Play is banned on all Baltimore city streets. A new bill could change that.

A ban on children playing outdoors in the US city of Baltimore has affronted one local councillor so much that he’s launched a one-man mission to change the law.

Should Ryan Dorsey be successful in repealing a key element of the city code, then children will no longer be deemed to be breaking the law when playing a simple of game of tag or tossing a ball on the streets of the most populated city in Maryland state.

‘Criminalize other non-harmful uses of that public street’

Section 50-41 of Article 19 of the City Code makes it unlawful for any person to ‘play ball, fly a kite or throw a stone or other object or missile while in any street, alley, lane or other public thoroughfare’. Doing so could land the culprit, thanks to another city code, what is termed in the US a misdemeanor – in other words a ‘lesser crime’ – and a fine of 50 US Dollars, reports WYDR news service.

Dorsey’s bill aims to repeal both of those parts of the city code, and at a recent debate in City Hall on the legislation he said that the bill was a question of who has the right to fully enjoy public space. Car parking spaces is already a priority for the city, and Dorsey reportedly told the meeting that it was ‘beyond the pale to say not only are we going to prioritize private storage of material goods, but we’re also going to criminalize other non-harmful uses of that public street’.

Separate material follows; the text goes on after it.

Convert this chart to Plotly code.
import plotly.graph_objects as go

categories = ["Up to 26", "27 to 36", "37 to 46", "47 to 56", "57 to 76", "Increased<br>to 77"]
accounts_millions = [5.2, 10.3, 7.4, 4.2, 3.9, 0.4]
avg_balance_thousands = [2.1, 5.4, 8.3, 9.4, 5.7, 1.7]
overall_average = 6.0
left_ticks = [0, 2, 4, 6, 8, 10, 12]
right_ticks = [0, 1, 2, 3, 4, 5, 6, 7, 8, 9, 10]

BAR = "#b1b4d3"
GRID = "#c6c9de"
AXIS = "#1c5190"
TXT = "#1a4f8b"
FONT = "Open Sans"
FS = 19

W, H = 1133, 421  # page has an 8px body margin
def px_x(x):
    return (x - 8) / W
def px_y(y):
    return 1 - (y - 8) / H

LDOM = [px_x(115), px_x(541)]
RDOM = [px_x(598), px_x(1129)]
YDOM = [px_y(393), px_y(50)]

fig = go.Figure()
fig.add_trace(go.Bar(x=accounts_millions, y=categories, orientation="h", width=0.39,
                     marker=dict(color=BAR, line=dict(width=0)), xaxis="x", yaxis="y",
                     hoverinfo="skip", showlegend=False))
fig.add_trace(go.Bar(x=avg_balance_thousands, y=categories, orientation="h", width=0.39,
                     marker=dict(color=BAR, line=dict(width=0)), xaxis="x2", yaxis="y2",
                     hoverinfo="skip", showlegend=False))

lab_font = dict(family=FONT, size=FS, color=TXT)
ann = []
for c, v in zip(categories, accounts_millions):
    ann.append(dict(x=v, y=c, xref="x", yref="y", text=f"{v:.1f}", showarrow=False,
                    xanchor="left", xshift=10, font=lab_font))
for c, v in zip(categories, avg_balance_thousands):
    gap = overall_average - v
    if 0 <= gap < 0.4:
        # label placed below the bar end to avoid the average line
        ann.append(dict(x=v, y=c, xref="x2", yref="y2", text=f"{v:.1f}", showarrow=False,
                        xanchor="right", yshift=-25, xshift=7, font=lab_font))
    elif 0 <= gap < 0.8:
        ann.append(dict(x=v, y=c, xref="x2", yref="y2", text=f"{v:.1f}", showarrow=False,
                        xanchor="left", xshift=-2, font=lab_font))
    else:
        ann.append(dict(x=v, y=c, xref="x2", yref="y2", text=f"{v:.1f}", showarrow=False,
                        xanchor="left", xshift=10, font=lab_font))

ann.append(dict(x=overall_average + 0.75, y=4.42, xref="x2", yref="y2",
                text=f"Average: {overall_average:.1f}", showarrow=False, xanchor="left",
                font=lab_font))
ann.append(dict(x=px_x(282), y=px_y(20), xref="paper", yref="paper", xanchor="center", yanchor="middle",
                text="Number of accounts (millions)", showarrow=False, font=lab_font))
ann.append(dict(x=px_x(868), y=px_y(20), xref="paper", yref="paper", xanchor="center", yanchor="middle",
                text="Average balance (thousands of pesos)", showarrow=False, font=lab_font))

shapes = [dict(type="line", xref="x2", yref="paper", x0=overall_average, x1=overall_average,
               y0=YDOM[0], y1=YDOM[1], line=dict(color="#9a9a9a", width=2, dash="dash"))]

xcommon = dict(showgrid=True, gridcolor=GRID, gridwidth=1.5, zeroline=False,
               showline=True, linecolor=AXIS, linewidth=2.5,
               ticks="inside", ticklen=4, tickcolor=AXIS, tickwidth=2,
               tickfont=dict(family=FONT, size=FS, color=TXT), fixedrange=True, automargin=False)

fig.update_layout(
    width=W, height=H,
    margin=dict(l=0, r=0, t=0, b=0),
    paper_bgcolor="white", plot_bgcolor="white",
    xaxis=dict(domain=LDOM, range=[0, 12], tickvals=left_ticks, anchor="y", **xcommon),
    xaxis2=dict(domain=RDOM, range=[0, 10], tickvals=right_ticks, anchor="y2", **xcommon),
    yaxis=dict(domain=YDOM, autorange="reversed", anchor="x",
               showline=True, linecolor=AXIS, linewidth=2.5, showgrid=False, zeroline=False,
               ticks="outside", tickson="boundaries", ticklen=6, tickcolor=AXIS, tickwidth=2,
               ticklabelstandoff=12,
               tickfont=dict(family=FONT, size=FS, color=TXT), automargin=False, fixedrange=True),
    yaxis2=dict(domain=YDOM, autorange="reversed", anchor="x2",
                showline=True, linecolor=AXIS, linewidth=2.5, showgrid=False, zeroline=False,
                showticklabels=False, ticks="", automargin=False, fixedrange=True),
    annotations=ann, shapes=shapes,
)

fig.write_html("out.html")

Several supporters officially gave their support for Dorsey’s bill, including Shamoyia Gardiner, the education policy director at Advocates for Children and Youth.

‘Disproportionate impact’

“It makes absolutely no sense to have this ordinance on the books which criminalizes the behavior of children that is extremely natural,” Gardiner said. “There is a disproportionate impact of the criminalization of childlike behaviors on black children.”

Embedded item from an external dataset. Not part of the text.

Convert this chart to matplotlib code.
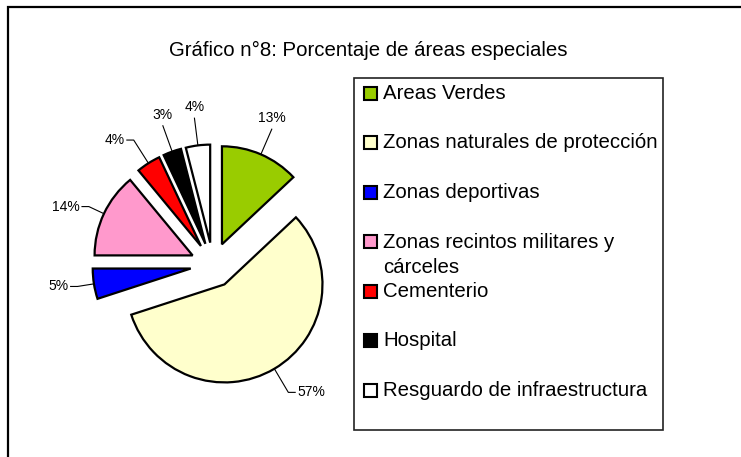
import numpy as np
import matplotlib.pyplot as plt
from matplotlib.patches import Rectangle

plt.rcParams['font.family'] = ['Liberation Sans', 'DejaVu Sans']

# data
categories = ['Areas Verdes', 'Zonas naturales de protección', 'Zonas deportivas',
              'Zonas recintos militares y\ncárceles', 'Cementerio', 'Hospital',
              'Resguardo de infraestructura']
values = [13, 57, 5, 14, 4, 3, 4]
colors = ['#99CC00', '#FFFFCC', '#0000FF', '#FF99CC', '#FF0000', '#000000', '#FFFFFF']
title = 'Gráfico n°8: Porcentaje de áreas especiales'

W, H = 741, 457
fig = plt.figure(figsize=(W / 100, H / 100), dpi=100)

# outer chart frame (cropped on right/bottom)
fig.patches.append(Rectangle((8 / W, -0.1), 1.2, 1 - 7 / H + 0.1, transform=fig.transFigure,
                             fill=False, lw=1.6, ec='black'))

fig.text(368 / W, 1 - 50 / H, title, ha='center', va='center', fontsize=14.7)

# pie axes: centre at (213, 265) px, radius 98 px
cx, cy, r_px, L = 213, 265, 98, 1.9
side = 2 * L * r_px
ax = fig.add_axes([(cx - side / 2) / W, (H - cy - side / 2) / H, side / W, side / H])

expl = 0.23
wedges, _ = ax.pie(values, colors=colors, startangle=90, counterclock=False,
                   explode=[expl] * len(values),
                   wedgeprops=dict(edgecolor='black', linewidth=1.6))
ax.set_xlim(-L, L)
ax.set_ylim(-L, L)
ax.set_aspect('equal')
ax.axis('off')

for w, v in zip(wedges, values):
    a = np.deg2rad((w.theta1 + w.theta2) / 2)
    c, s = np.cos(a), np.sin(a)
    x0, y0 = w.center[0] + c, w.center[1] + s
    rl = 1.17 if c < -0.6 else 1.28   # shorter leaders on the far left
    x1, y1 = c * (expl + rl), s * (expl + rl)
    lab = f'{v}%'
    if abs(c) < 0.4:
        ax.plot([x0, x1], [y0, y1], color='black', lw=0.8, clip_on=False)
        ax.text(x1, y1 + 0.04, lab, ha='center', va='bottom', fontsize=10, clip_on=False)
    else:
        sgn = 1 if c > 0 else -1
        x2 = x1 + sgn * 0.07
        ax.plot([x0, x1, x2], [y0, y1, y1], color='black', lw=0.8, clip_on=False)
        ax.text(x2 + sgn * 0.02, y1, lab, ha='left' if sgn > 0 else 'right',
                va='center', fontsize=10, clip_on=False)

# legend box drawn Excel-style with fixed slots
lx0, ly0, lx1, ly1 = 354, 78, 663, 430
fig.patches.append(Rectangle((lx0 / W, 1 - ly1 / H), (lx1 - lx0) / W, (ly1 - ly0) / H,
                             transform=fig.transFigure, fill=False, lw=1.2, ec='#222222'))
for i, (lab, col) in enumerate(zip(categories, colors)):
    yc = 93 + 49.5 * i
    fig.patches.append(Rectangle((364 / W, 1 - (yc + 6.5) / H), 13 / W, 13 / H,
                                 transform=fig.transFigure, fc=col, ec='black', lw=1.5))
    fig.text(383 / W, 1 - (yc - 9) / H, lab, ha='left', va='top', fontsize=14.7,
             linespacing=1.45)

fig.savefig('out.png', dpi=100)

According to WYPR, Baltimore Police Department did not provide an official stance on the bill, saying it defers to the Law Department and the Department of Transportation.

Steve Sharkey, director at the Department of Transport, said they would support the bill if it included an amendment to repeal the prohibition of play on local roads only, meaning play on certain thoroughfares.

The bill will have to go through several layers of legal process before it can be passed.